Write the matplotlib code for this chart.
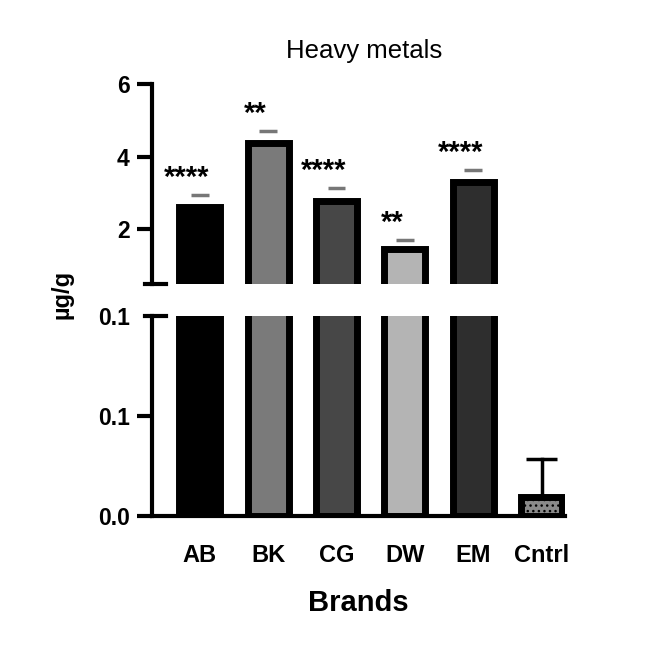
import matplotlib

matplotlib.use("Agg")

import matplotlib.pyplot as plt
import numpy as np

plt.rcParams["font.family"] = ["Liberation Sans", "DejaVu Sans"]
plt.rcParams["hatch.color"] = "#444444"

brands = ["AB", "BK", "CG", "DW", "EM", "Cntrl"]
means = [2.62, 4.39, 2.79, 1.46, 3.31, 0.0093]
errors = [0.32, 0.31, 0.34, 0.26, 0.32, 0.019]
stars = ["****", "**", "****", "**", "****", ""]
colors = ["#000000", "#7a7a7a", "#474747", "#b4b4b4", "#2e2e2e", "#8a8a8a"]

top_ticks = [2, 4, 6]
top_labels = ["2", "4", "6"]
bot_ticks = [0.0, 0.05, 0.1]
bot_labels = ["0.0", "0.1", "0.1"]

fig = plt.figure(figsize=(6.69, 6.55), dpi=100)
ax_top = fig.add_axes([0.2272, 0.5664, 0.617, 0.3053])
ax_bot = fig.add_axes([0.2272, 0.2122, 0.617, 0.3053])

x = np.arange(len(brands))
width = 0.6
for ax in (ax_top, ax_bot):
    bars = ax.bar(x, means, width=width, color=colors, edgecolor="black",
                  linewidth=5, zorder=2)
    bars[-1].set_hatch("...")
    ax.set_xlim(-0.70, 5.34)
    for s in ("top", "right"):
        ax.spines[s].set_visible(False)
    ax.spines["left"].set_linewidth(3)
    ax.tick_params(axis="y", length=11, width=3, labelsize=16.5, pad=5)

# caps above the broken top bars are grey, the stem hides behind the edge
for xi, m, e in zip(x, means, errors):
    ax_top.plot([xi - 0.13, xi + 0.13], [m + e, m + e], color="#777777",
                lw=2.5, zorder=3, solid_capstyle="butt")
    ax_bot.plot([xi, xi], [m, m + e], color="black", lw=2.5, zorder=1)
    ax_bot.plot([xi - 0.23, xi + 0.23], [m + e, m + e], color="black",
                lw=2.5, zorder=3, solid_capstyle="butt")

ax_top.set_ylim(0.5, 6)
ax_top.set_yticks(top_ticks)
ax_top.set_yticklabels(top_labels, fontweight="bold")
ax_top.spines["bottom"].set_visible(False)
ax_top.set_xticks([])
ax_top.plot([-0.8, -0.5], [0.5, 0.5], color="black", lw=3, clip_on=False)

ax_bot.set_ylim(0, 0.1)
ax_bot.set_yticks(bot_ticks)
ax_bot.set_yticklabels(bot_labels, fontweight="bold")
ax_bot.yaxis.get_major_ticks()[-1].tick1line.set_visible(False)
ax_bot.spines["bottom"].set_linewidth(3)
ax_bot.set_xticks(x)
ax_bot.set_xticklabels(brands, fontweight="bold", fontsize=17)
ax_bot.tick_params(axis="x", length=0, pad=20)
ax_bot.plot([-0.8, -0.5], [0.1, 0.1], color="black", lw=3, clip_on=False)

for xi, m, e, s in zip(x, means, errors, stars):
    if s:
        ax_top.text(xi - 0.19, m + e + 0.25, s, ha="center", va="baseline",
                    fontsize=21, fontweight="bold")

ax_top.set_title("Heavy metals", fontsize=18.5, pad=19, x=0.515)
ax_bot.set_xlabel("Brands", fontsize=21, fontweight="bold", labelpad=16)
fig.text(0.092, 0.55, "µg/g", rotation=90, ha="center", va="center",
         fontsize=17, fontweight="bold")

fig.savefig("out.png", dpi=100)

[Work to be completed] Give the material again exactly as it is, but keep the pictures out.

[Finished exercise]
Write the matplotlib code for this chart.
import matplotlib

matplotlib.use("Agg")

import matplotlib.pyplot as plt
import numpy as np

plt.rcParams["font.family"] = ["Liberation Sans", "DejaVu Sans"]
plt.rcParams["hatch.color"] = "#444444"

brands = ["AB", "BK", "CG", "DW", "EM", "Cntrl"]
means = [2.62, 4.39, 2.79, 1.46, 3.31, 0.0093]
errors = [0.32, 0.31, 0.34, 0.26, 0.32, 0.019]
stars = ["****", "**", "****", "**", "****", ""]
colors = ["#000000", "#7a7a7a", "#474747", "#b4b4b4", "#2e2e2e", "#8a8a8a"]

top_ticks = [2, 4, 6]
top_labels = ["2", "4", "6"]
bot_ticks = [0.0, 0.05, 0.1]
bot_labels = ["0.0", "0.1", "0.1"]

fig = plt.figure(figsize=(6.69, 6.55), dpi=100)
ax_top = fig.add_axes([0.2272, 0.5664, 0.617, 0.3053])
ax_bot = fig.add_axes([0.2272, 0.2122, 0.617, 0.3053])

x = np.arange(len(brands))
width = 0.6
for ax in (ax_top, ax_bot):
    bars = ax.bar(x, means, width=width, color=colors, edgecolor="black",
                  linewidth=5, zorder=2)
    bars[-1].set_hatch("...")
    ax.set_xlim(-0.70, 5.34)
    for s in ("top", "right"):
        ax.spines[s].set_visible(False)
    ax.spines["left"].set_linewidth(3)
    ax.tick_params(axis="y", length=11, width=3, labelsize=16.5, pad=5)

# caps above the broken top bars are grey, the stem hides behind the edge
for xi, m, e in zip(x, means, errors):
    ax_top.plot([xi - 0.13, xi + 0.13], [m + e, m + e], color="#777777",
                lw=2.5, zorder=3, solid_capstyle="butt")
    ax_bot.plot([xi, xi], [m, m + e], color="black", lw=2.5, zorder=1)
    ax_bot.plot([xi - 0.23, xi + 0.23], [m + e, m + e], color="black",
                lw=2.5, zorder=3, solid_capstyle="butt")

ax_top.set_ylim(0.5, 6)
ax_top.set_yticks(top_ticks)
ax_top.set_yticklabels(top_labels, fontweight="bold")
ax_top.spines["bottom"].set_visible(False)
ax_top.set_xticks([])
ax_top.plot([-0.8, -0.5], [0.5, 0.5], color="black", lw=3, clip_on=False)

ax_bot.set_ylim(0, 0.1)
ax_bot.set_yticks(bot_ticks)
ax_bot.set_yticklabels(bot_labels, fontweight="bold")
ax_bot.yaxis.get_major_ticks()[-1].tick1line.set_visible(False)
ax_bot.spines["bottom"].set_linewidth(3)
ax_bot.set_xticks(x)
ax_bot.set_xticklabels(brands, fontweight="bold", fontsize=17)
ax_bot.tick_params(axis="x", length=0, pad=20)
ax_bot.plot([-0.8, -0.5], [0.1, 0.1], color="black", lw=3, clip_on=False)

for xi, m, e, s in zip(x, means, errors, stars):
    if s:
        ax_top.text(xi - 0.19, m + e + 0.25, s, ha="center", va="baseline",
                    fontsize=21, fontweight="bold")

ax_top.set_title("Heavy metals", fontsize=18.5, pad=19, x=0.515)
ax_bot.set_xlabel("Brands", fontsize=21, fontweight="bold", labelpad=16)
fig.text(0.092, 0.55, "µg/g", rotation=90, ha="center", va="center",
         fontsize=17, fontweight="bold")

fig.savefig("out.png", dpi=100)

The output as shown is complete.